Tuesday, June 19th, 2007

Teach A Man To Fish And He’ll Earn $30 In A Conditional Cash Transfer

The plan to pay off poverty is moving forward:

Poor kids and their parents will pocket cash rewards — from $25 for good school attendance to $200 for visiting the doctor to $3,000 for passing five Regents exams — under an innovative anti-poverty program unveiled by city officials yesterday.

The “conditional cash transfer” program, modeled on plans in places like Mexico and Brazil, is privately funded but administered by the city.

. . .

About 14,000 participants will take part in the two-year $53 million pilot program beginning this fall.

As many as 5,100 families of three living below the poverty line in six low-earning neighborhoods, with at least one kid in fourth, seventh or ninth grade in a public school, would participate in the educational part of the program.

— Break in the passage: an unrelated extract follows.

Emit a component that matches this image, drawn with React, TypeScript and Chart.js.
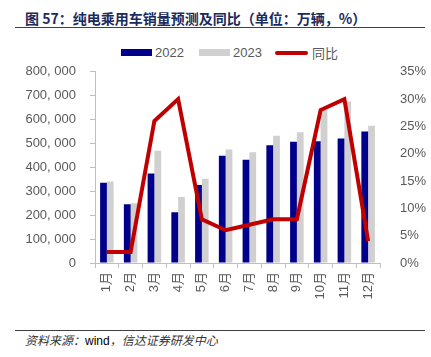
import React, { useEffect, useRef } from "react";
import { Chart, registerables } from "chart.js";

Chart.register(...registerables);

const months = ["1月", "2月", "3月", "4月", "5月", "6月", "7月", "8月", "9月", "10月", "11月", "12月"];
const sales2022 = [336000, 246000, 374000, 212000, 326000, 449000, 432000, 493000, 507000, 509000, 521000, 550000];
const sales2023 = [341000, 250000, 470000, 276000, 353000, 475000, 463000, 532000, 547000, 642000, 676000, 574000];
const yoy = [2, 2, 26, 30, 8, 6, 7, 8, 8, 28, 30, 4];

const titleText = "图 57：纯电乘用车销量预测及同比（单位：万辆，%）";
const sourcePrefix = "资料来源：";
const sourceWind = "wind";
const sourceSuffix = "，信达证券研发中心";

const BLUE = "#00008b";
const GRAY = "#d0d0d0";
const RED = "#c00000";
const LABEL = "#595959";
const AXIS = "#bfbfbf";
const FONT = 'Liberation Sans, Arial, "Noto Sans CJK SC", sans-serif';

function fmtThousands(v: number): string {
  if (v === 0) return "0";
  const th = Math.floor(v / 1000);
  const rest = String(Math.round(v % 1000)).padStart(3, "0");
  return `${th}, ${rest}`;
}

export default function App() {
  const ref = useRef<HTMLCanvasElement | null>(null);

  useEffect(() => {
    document.body.style.margin = "0";
    if (!ref.current) return;
    const chart = new Chart(ref.current, {
      type: "bar",
      data: {
        labels: months,
        datasets: [
          {
            type: "line",
            label: "同比",
            data: yoy,
            yAxisID: "y1",
            borderColor: RED,
            backgroundColor: RED,
            borderWidth: 4,
            pointRadius: 0,
            tension: 0,
            order: 0,
          } as any,
          {
            type: "bar",
            label: "2022",
            data: sales2022,
            yAxisID: "y",
            backgroundColor: BLUE,
            categoryPercentage: 0.57,
            barPercentage: 1,
            order: 1,
          },
          {
            type: "bar",
            label: "2023",
            data: sales2023,
            yAxisID: "y",
            backgroundColor: GRAY,
            categoryPercentage: 0.57,
            barPercentage: 1,
            order: 1,
          },
        ],
      },
      options: {
        animation: false,
        responsive: false,
        maintainAspectRatio: false,
        layout: { padding: { top: 11, left: 0, right: 0, bottom: 0 } },
        plugins: {
          legend: { display: false },
          tooltip: { enabled: false },
        },
        scales: {
          x: {
            offset: true,
            grid: {
              offset: true,
              drawOnChartArea: false,
              drawTicks: true,
              tickLength: 5,
              color: AXIS,
            },
            border: { display: true, color: AXIS },
            ticks: {
              minRotation: 90,
              maxRotation: 90,
              padding: 4,
              color: LABEL,
              font: { family: FONT, size: 13 },
              autoSkip: false,
            },
            afterFit: (scale: any) => {
              scale.height = 47;
            },
          },
          y: {
            position: "left",
            min: 0,
            max: 800000,
            ticks: {
              stepSize: 100000,
              padding: 14,
              color: LABEL,
              font: { family: FONT, size: 13 },
              callback: (v: any) => fmtThousands(Number(v)),
            },
            grid: {
              drawOnChartArea: false,
              drawTicks: true,
              tickLength: 5,
              color: AXIS,
            },
            border: { display: true, color: AXIS },
            afterFit: (scale: any) => {
              scale.width = 95;
            },
          },
          y1: {
            position: "right",
            min: 0,
            max: 35,
            ticks: {
              stepSize: 5,
              padding: 12,
              color: LABEL,
              font: { family: FONT, size: 13 },
              callback: (v: any) => `${v}%`,
            },
            grid: { display: false },
            border: { display: false },
            afterFit: (scale: any) => {
              scale.width = 51;
            },
          },
        },
      },
    });
    return () => chart.destroy();
  }, []);

  const legendText: React.CSSProperties = {
    position: "absolute",
    top: 46,
    height: 14,
    lineHeight: "14px",
    fontSize: 13,
    fontFamily: FONT,
    color: LABEL,
    whiteSpace: "nowrap",
  };

  return (
    <div
      style={{
        position: "absolute",
        left: 0,
        top: 0,
        width: 431,
        height: 357,
        background: "#ffffff",
        overflow: "hidden",
      }}
    >
      <div
        style={{
          position: "absolute",
          left: 25,
          top: 10,
          height: 16,
          lineHeight: "16px",
          fontSize: 14,
          fontWeight: "bold",
          fontFamily: '"Noto Sans CJK SC", sans-serif',
          color: "#1a2b5c",
          whiteSpace: "nowrap",
        }}
      >
        {titleText}
      </div>
      <div style={{ position: "absolute", left: 15, top: 27, width: 410, height: 1, background: "#404040" }} />

      <div style={{ position: "absolute", left: 121, top: 49, width: 31, height: 7, background: BLUE }} />
      <div style={{ ...legendText, left: 155 }}>2022</div>
      <div style={{ position: "absolute", left: 199, top: 49, width: 31, height: 7, background: GRAY }} />
      <div style={{ ...legendText, left: 233 }}>2023</div>
      <div style={{ position: "absolute", left: 275, top: 51, width: 33, height: 4, borderRadius: 2, background: RED }} />
      <div style={{ ...legendText, left: 312, fontFamily: '"Noto Sans CJK SC", sans-serif' }}>同比</div>

      <canvas
        ref={ref}
        width={431}
        height={260}
        style={{ position: "absolute", left: 0, top: 50, width: 431, height: 260 }}
      />

      <div style={{ position: "absolute", left: 15, top: 330, width: 410, height: 1, background: "#404040" }} />
      <div
        style={{
          position: "absolute",
          left: 25,
          top: 333,
          height: 13,
          lineHeight: "13px",
          fontSize: 12,
          fontStyle: "italic",
          fontFamily: '"Noto Sans CJK SC", sans-serif',
          color: "#333333",
          whiteSpace: "nowrap",
        }}
      >
        {sourcePrefix}
        <span style={{ fontStyle: "normal", fontFamily: FONT, color: "#000000" }}>{sourceWind}</span>
        {sourceSuffix}
      </div>
    </div>
  );
}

Half of the families (the rest will serve as a control group to measure results) will get paid as much as $5,000 a year for meeting various clean-living goals.

Among those families, teenagers will get paid directly $50 for taking the PSAT (a warm-up for the SAT, the most widely used college entrance exam), $300 for getting 11 high school credits a year and $50 for getting a library card — and a whopping $600 for every Regents exam passed, up to a maximum of five.

That means some teens could be directly paid as much as $3,000 by the city. Five Regents are needed to graduate high school.

. . .

Recipients, being selected this summer before the program begins in the fall, can have the money deposited directly into their bank accounts.

Also, 4,100 adults who get Section 8 federal housing vouchers — with half serving as the control group — will get $150 monthly for working 30 hours a week, and $600 for every block of 140 hours in job training.

And about 18,000 fourth- and seventh-graders from 80 pre-selected schools will get paid between $5 and $10 a test for 10 exams overall throughout the year that they finish. There are incentive bonuses thrown in for perfect scores.